======== Data block
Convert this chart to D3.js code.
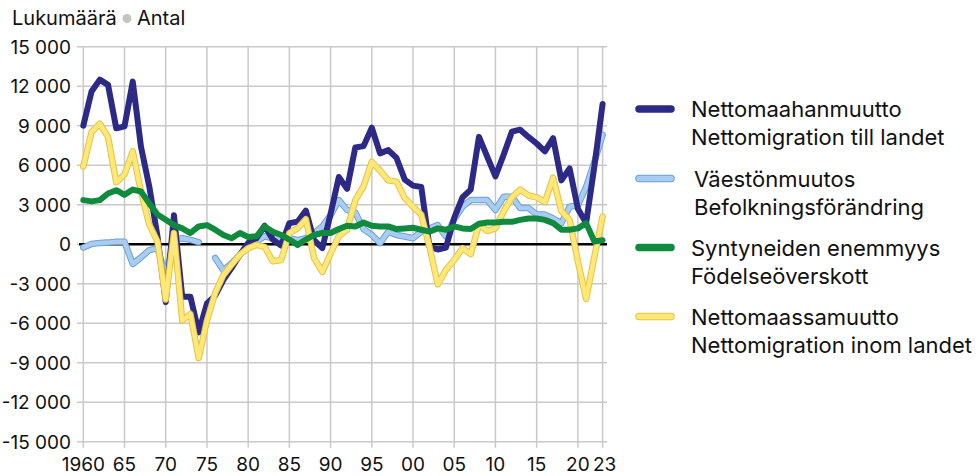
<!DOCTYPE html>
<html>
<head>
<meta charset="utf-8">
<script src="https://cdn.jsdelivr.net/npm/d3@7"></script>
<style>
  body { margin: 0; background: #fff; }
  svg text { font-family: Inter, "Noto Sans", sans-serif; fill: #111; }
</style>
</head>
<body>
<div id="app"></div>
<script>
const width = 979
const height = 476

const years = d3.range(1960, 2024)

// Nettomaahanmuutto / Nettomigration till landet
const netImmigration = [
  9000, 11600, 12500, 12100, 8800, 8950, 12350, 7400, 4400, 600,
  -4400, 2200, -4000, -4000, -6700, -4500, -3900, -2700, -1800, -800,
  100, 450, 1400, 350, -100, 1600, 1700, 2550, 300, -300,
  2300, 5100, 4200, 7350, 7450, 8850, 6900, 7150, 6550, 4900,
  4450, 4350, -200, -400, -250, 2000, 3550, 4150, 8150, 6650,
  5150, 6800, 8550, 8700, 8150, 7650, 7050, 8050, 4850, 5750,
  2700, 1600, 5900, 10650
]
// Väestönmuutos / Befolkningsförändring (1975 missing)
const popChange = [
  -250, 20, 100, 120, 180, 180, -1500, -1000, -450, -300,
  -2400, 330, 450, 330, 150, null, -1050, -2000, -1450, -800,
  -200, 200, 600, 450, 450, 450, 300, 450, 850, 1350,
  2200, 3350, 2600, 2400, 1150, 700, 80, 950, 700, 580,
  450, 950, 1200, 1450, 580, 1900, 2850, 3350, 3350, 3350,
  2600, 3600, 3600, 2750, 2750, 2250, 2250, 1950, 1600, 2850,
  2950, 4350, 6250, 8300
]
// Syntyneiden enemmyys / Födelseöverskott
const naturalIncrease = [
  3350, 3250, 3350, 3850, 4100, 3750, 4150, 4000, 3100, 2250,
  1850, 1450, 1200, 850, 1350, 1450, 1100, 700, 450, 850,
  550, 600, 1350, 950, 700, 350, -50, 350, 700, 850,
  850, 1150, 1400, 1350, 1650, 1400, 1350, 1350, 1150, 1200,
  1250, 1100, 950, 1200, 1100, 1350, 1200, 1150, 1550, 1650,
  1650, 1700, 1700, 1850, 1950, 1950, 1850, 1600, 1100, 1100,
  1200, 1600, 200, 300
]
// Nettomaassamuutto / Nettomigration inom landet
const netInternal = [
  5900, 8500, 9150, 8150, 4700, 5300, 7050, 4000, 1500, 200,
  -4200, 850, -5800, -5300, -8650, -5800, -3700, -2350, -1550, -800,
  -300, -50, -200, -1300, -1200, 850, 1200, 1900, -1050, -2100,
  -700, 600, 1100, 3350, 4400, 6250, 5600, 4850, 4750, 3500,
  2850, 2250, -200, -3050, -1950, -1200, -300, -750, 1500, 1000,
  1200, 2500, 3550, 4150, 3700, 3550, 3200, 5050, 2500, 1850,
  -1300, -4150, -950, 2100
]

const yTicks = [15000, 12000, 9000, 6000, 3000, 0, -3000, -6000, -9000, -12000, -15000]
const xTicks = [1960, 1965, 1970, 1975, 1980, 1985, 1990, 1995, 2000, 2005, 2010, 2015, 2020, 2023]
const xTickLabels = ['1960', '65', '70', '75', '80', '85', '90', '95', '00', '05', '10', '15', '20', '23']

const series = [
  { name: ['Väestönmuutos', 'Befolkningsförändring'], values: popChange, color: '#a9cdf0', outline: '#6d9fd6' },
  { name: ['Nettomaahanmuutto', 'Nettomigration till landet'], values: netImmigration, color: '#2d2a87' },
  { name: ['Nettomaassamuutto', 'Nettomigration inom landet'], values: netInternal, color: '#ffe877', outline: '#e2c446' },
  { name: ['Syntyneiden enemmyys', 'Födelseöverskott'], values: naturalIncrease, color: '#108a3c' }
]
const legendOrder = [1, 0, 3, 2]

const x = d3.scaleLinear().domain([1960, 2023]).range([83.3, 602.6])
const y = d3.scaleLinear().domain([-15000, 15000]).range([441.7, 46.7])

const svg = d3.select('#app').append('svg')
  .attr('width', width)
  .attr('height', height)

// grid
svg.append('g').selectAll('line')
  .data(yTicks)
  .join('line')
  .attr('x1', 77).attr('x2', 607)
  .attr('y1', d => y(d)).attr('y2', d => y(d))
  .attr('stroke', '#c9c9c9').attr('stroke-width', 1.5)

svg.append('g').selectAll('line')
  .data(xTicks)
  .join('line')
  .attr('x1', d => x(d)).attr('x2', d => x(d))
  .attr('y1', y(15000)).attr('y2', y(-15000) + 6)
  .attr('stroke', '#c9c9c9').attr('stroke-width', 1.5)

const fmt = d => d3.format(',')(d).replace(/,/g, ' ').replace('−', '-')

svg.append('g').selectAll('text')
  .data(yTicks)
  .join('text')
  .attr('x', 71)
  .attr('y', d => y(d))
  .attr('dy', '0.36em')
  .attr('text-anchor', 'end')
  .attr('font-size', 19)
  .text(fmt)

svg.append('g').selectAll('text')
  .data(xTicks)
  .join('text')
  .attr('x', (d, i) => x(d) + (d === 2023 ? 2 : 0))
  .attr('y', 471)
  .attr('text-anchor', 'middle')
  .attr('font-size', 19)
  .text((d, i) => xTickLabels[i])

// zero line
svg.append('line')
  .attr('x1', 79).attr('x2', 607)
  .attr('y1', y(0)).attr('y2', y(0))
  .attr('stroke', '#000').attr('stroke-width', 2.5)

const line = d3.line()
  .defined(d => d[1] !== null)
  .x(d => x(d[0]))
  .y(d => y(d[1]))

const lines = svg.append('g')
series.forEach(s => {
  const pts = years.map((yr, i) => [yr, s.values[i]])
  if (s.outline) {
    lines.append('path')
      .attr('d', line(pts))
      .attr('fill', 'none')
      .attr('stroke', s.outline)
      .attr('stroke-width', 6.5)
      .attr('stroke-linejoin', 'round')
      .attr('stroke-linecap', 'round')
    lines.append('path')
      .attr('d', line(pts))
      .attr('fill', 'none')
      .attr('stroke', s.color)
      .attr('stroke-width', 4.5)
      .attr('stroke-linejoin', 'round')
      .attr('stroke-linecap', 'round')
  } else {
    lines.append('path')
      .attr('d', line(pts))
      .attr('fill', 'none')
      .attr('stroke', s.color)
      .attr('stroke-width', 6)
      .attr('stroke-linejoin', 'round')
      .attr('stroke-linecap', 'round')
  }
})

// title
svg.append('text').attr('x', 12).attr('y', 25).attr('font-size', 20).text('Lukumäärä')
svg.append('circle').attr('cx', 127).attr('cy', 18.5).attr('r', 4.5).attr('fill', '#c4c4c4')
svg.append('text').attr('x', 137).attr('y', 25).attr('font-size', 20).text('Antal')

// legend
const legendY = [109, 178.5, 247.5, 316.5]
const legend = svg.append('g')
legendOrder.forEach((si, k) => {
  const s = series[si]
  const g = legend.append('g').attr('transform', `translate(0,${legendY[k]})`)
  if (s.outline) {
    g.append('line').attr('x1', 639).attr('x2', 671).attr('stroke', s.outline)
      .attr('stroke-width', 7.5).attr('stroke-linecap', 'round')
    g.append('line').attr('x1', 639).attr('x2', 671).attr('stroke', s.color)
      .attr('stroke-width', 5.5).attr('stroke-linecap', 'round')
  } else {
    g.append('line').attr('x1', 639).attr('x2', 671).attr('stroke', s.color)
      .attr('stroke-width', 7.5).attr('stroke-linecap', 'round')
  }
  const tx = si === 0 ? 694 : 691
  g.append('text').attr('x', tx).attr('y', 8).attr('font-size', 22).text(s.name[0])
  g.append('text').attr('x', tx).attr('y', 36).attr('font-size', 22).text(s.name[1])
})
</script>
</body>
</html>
================
Leave out the pictures and restate everything else word for word.

● Solution to this task
Convert this chart to D3.js code.
<!DOCTYPE html>
<html>
<head>
<meta charset="utf-8">
<script src="https://cdn.jsdelivr.net/npm/d3@7"></script>
<style>
  body { margin: 0; background: #fff; }
  svg text { font-family: Inter, "Noto Sans", sans-serif; fill: #111; }
</style>
</head>
<body>
<div id="app"></div>
<script>
const width = 979
const height = 476

const years = d3.range(1960, 2024)

// Nettomaahanmuutto / Nettomigration till landet
const netImmigration = [
  9000, 11600, 12500, 12100, 8800, 8950, 12350, 7400, 4400, 600,
  -4400, 2200, -4000, -4000, -6700, -4500, -3900, -2700, -1800, -800,
  100, 450, 1400, 350, -100, 1600, 1700, 2550, 300, -300,
  2300, 5100, 4200, 7350, 7450, 8850, 6900, 7150, 6550, 4900,
  4450, 4350, -200, -400, -250, 2000, 3550, 4150, 8150, 6650,
  5150, 6800, 8550, 8700, 8150, 7650, 7050, 8050, 4850, 5750,
  2700, 1600, 5900, 10650
]
// Väestönmuutos / Befolkningsförändring (1975 missing)
const popChange = [
  -250, 20, 100, 120, 180, 180, -1500, -1000, -450, -300,
  -2400, 330, 450, 330, 150, null, -1050, -2000, -1450, -800,
  -200, 200, 600, 450, 450, 450, 300, 450, 850, 1350,
  2200, 3350, 2600, 2400, 1150, 700, 80, 950, 700, 580,
  450, 950, 1200, 1450, 580, 1900, 2850, 3350, 3350, 3350,
  2600, 3600, 3600, 2750, 2750, 2250, 2250, 1950, 1600, 2850,
  2950, 4350, 6250, 8300
]
// Syntyneiden enemmyys / Födelseöverskott
const naturalIncrease = [
  3350, 3250, 3350, 3850, 4100, 3750, 4150, 4000, 3100, 2250,
  1850, 1450, 1200, 850, 1350, 1450, 1100, 700, 450, 850,
  550, 600, 1350, 950, 700, 350, -50, 350, 700, 850,
  850, 1150, 1400, 1350, 1650, 1400, 1350, 1350, 1150, 1200,
  1250, 1100, 950, 1200, 1100, 1350, 1200, 1150, 1550, 1650,
  1650, 1700, 1700, 1850, 1950, 1950, 1850, 1600, 1100, 1100,
  1200, 1600, 200, 300
]
// Nettomaassamuutto / Nettomigration inom landet
const netInternal = [
  5900, 8500, 9150, 8150, 4700, 5300, 7050, 4000, 1500, 200,
  -4200, 850, -5800, -5300, -8650, -5800, -3700, -2350, -1550, -800,
  -300, -50, -200, -1300, -1200, 850, 1200, 1900, -1050, -2100,
  -700, 600, 1100, 3350, 4400, 6250, 5600, 4850, 4750, 3500,
  2850, 2250, -200, -3050, -1950, -1200, -300, -750, 1500, 1000,
  1200, 2500, 3550, 4150, 3700, 3550, 3200, 5050, 2500, 1850,
  -1300, -4150, -950, 2100
]

const yTicks = [15000, 12000, 9000, 6000, 3000, 0, -3000, -6000, -9000, -12000, -15000]
const xTicks = [1960, 1965, 1970, 1975, 1980, 1985, 1990, 1995, 2000, 2005, 2010, 2015, 2020, 2023]
const xTickLabels = ['1960', '65', '70', '75', '80', '85', '90', '95', '00', '05', '10', '15', '20', '23']

const series = [
  { name: ['Väestönmuutos', 'Befolkningsförändring'], values: popChange, color: '#a9cdf0', outline: '#6d9fd6' },
  { name: ['Nettomaahanmuutto', 'Nettomigration till landet'], values: netImmigration, color: '#2d2a87' },
  { name: ['Nettomaassamuutto', 'Nettomigration inom landet'], values: netInternal, color: '#ffe877', outline: '#e2c446' },
  { name: ['Syntyneiden enemmyys', 'Födelseöverskott'], values: naturalIncrease, color: '#108a3c' }
]
const legendOrder = [1, 0, 3, 2]

const x = d3.scaleLinear().domain([1960, 2023]).range([83.3, 602.6])
const y = d3.scaleLinear().domain([-15000, 15000]).range([441.7, 46.7])

const svg = d3.select('#app').append('svg')
  .attr('width', width)
  .attr('height', height)

// grid
svg.append('g').selectAll('line')
  .data(yTicks)
  .join('line')
  .attr('x1', 77).attr('x2', 607)
  .attr('y1', d => y(d)).attr('y2', d => y(d))
  .attr('stroke', '#c9c9c9').attr('stroke-width', 1.5)

svg.append('g').selectAll('line')
  .data(xTicks)
  .join('line')
  .attr('x1', d => x(d)).attr('x2', d => x(d))
  .attr('y1', y(15000)).attr('y2', y(-15000) + 6)
  .attr('stroke', '#c9c9c9').attr('stroke-width', 1.5)

const fmt = d => d3.format(',')(d).replace(/,/g, ' ').replace('−', '-')

svg.append('g').selectAll('text')
  .data(yTicks)
  .join('text')
  .attr('x', 71)
  .attr('y', d => y(d))
  .attr('dy', '0.36em')
  .attr('text-anchor', 'end')
  .attr('font-size', 19)
  .text(fmt)

svg.append('g').selectAll('text')
  .data(xTicks)
  .join('text')
  .attr('x', (d, i) => x(d) + (d === 2023 ? 2 : 0))
  .attr('y', 471)
  .attr('text-anchor', 'middle')
  .attr('font-size', 19)
  .text((d, i) => xTickLabels[i])

// zero line
svg.append('line')
  .attr('x1', 79).attr('x2', 607)
  .attr('y1', y(0)).attr('y2', y(0))
  .attr('stroke', '#000').attr('stroke-width', 2.5)

const line = d3.line()
  .defined(d => d[1] !== null)
  .x(d => x(d[0]))
  .y(d => y(d[1]))

const lines = svg.append('g')
series.forEach(s => {
  const pts = years.map((yr, i) => [yr, s.values[i]])
  if (s.outline) {
    lines.append('path')
      .attr('d', line(pts))
      .attr('fill', 'none')
      .attr('stroke', s.outline)
      .attr('stroke-width', 6.5)
      .attr('stroke-linejoin', 'round')
      .attr('stroke-linecap', 'round')
    lines.append('path')
      .attr('d', line(pts))
      .attr('fill', 'none')
      .attr('stroke', s.color)
      .attr('stroke-width', 4.5)
      .attr('stroke-linejoin', 'round')
      .attr('stroke-linecap', 'round')
  } else {
    lines.append('path')
      .attr('d', line(pts))
      .attr('fill', 'none')
      .attr('stroke', s.color)
      .attr('stroke-width', 6)
      .attr('stroke-linejoin', 'round')
      .attr('stroke-linecap', 'round')
  }
})

// title
svg.append('text').attr('x', 12).attr('y', 25).attr('font-size', 20).text('Lukumäärä')
svg.append('circle').attr('cx', 127).attr('cy', 18.5).attr('r', 4.5).attr('fill', '#c4c4c4')
svg.append('text').attr('x', 137).attr('y', 25).attr('font-size', 20).text('Antal')

// legend
const legendY = [109, 178.5, 247.5, 316.5]
const legend = svg.append('g')
legendOrder.forEach((si, k) => {
  const s = series[si]
  const g = legend.append('g').attr('transform', `translate(0,${legendY[k]})`)
  if (s.outline) {
    g.append('line').attr('x1', 639).attr('x2', 671).attr('stroke', s.outline)
      .attr('stroke-width', 7.5).attr('stroke-linecap', 'round')
    g.append('line').attr('x1', 639).attr('x2', 671).attr('stroke', s.color)
      .attr('stroke-width', 5.5).attr('stroke-linecap', 'round')
  } else {
    g.append('line').attr('x1', 639).attr('x2', 671).attr('stroke', s.color)
      .attr('stroke-width', 7.5).attr('stroke-linecap', 'round')
  }
  const tx = si === 0 ? 694 : 691
  g.append('text').attr('x', tx).attr('y', 8).attr('font-size', 22).text(s.name[0])
  g.append('text').attr('x', tx).attr('y', 36).attr('font-size', 22).text(s.name[1])
})
</script>
</body>
</html>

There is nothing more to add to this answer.